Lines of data
— Start —

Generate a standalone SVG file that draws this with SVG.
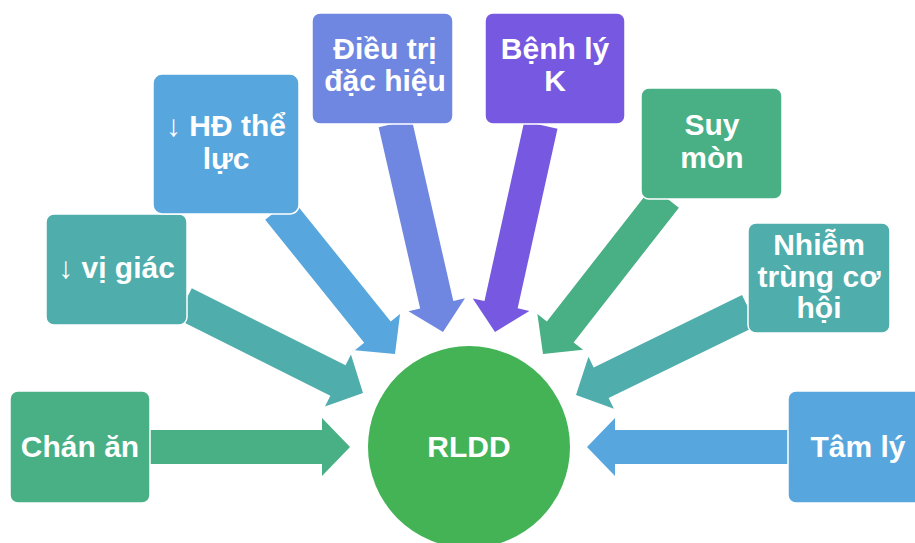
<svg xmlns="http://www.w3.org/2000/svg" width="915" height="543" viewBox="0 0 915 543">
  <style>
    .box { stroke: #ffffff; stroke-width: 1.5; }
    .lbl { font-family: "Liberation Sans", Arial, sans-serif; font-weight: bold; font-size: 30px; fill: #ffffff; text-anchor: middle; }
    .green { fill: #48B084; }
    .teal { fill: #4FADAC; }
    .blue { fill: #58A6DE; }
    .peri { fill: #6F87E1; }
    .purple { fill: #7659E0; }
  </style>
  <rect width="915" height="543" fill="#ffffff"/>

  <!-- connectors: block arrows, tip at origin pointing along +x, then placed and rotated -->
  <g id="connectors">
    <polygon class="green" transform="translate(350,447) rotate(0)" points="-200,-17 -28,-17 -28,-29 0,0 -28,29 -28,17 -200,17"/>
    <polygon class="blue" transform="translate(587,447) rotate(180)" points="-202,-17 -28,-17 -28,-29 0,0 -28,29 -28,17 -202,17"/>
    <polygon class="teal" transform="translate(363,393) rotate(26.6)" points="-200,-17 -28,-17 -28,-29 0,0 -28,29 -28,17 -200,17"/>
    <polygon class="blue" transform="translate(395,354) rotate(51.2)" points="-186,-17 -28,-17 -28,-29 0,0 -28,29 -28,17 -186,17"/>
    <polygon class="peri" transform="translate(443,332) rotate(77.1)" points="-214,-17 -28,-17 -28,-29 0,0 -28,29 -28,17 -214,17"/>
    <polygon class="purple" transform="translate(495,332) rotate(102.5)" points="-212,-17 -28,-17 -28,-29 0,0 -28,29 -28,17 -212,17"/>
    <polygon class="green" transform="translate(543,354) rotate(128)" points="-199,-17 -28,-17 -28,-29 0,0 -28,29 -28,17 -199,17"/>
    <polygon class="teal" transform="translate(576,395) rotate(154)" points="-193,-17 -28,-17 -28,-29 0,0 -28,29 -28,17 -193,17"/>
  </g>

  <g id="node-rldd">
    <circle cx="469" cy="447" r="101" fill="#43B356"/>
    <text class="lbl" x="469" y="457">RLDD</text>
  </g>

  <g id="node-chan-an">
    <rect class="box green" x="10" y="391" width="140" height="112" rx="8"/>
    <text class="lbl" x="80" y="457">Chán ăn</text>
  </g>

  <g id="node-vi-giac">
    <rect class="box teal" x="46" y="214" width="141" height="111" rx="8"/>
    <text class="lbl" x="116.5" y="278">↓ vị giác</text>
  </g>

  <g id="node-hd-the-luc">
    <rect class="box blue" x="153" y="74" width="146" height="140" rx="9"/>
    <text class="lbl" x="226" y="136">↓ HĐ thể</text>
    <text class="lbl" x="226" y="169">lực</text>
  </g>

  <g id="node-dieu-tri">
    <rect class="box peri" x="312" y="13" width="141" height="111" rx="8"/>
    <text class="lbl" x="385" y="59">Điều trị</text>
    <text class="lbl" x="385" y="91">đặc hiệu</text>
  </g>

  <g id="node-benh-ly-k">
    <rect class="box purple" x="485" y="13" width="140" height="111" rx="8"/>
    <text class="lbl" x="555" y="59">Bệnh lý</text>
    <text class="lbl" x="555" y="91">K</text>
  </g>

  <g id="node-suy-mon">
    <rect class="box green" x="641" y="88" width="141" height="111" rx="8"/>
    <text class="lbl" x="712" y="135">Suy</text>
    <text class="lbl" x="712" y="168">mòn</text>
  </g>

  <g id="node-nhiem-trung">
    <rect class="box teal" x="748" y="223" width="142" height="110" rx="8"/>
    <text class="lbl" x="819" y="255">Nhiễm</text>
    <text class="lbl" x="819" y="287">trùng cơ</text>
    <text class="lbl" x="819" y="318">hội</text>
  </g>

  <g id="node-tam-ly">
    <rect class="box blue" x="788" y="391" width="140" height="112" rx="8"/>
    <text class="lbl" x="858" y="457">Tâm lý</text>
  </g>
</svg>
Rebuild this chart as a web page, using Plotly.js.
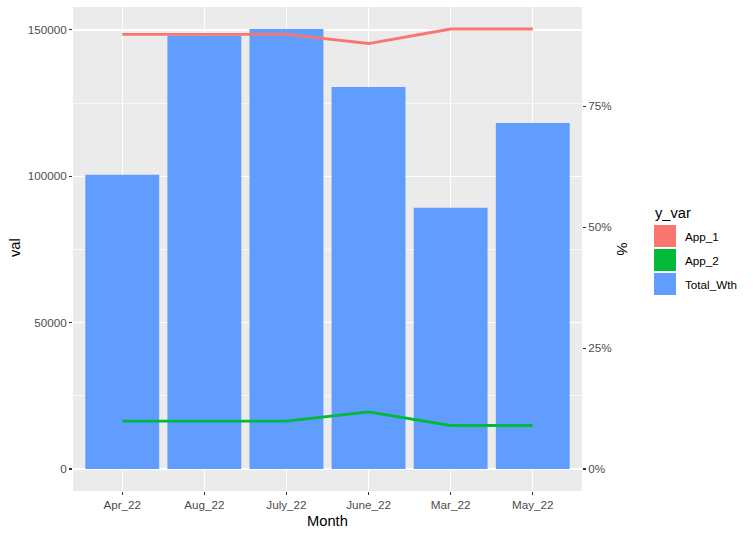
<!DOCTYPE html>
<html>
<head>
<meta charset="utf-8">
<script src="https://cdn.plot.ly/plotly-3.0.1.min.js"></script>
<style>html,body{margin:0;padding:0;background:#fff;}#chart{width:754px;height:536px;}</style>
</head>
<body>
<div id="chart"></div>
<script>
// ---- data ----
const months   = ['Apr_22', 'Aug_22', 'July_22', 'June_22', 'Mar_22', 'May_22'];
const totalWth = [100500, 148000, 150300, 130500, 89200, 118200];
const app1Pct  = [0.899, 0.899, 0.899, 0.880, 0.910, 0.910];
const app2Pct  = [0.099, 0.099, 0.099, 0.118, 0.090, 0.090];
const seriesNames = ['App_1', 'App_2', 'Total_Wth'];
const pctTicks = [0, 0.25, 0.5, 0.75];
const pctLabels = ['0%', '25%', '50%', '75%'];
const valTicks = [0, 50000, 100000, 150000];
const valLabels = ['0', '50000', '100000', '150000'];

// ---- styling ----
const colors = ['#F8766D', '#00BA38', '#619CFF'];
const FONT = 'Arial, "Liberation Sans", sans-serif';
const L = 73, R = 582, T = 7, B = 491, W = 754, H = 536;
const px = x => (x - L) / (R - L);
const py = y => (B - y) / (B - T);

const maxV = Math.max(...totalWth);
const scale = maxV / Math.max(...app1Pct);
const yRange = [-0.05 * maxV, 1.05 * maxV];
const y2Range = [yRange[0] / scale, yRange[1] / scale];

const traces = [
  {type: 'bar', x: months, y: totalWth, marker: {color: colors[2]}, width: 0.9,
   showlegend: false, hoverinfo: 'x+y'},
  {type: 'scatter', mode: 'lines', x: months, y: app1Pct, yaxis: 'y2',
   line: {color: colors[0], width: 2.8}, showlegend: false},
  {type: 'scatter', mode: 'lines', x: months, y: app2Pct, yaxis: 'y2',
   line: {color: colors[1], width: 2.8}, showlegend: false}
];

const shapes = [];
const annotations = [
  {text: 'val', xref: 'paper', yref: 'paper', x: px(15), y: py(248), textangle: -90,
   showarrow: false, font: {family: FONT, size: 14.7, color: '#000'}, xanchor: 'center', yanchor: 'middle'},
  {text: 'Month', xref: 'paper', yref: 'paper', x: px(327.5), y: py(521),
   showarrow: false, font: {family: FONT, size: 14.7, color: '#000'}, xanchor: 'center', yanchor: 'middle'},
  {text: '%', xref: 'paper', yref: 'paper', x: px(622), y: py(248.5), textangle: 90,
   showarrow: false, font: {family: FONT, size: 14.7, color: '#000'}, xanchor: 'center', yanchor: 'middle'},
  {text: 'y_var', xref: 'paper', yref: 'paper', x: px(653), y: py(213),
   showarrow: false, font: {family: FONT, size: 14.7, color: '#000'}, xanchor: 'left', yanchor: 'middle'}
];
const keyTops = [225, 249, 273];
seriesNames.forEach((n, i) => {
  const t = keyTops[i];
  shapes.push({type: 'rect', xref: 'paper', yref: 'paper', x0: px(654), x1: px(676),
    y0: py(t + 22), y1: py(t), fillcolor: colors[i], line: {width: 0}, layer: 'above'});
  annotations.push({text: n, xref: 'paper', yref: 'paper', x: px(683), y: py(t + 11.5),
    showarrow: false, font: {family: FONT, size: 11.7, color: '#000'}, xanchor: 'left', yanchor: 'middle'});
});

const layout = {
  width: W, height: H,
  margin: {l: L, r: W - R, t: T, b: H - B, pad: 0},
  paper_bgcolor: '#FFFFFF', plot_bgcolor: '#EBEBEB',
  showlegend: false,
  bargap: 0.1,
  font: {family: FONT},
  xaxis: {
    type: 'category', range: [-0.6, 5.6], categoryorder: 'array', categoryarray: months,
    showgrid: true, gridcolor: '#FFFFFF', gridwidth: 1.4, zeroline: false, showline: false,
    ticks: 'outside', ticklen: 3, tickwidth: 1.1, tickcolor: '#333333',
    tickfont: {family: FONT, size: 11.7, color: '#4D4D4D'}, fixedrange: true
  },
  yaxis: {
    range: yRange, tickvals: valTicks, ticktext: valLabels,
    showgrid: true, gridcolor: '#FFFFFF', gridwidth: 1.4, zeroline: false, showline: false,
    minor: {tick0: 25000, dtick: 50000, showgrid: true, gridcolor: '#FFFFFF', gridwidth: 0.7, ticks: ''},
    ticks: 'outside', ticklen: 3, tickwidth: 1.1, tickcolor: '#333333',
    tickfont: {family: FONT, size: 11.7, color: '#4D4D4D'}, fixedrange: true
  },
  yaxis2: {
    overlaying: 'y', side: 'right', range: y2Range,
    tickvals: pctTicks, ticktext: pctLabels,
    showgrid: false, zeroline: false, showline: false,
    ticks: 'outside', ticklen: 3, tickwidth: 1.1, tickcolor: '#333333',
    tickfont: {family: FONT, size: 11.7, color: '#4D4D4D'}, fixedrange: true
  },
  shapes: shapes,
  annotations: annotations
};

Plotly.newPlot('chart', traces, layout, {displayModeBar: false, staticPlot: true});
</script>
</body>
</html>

— End —

Check each line in the records for the word "this" and say how many have it, with nothing else.

Written solution. 2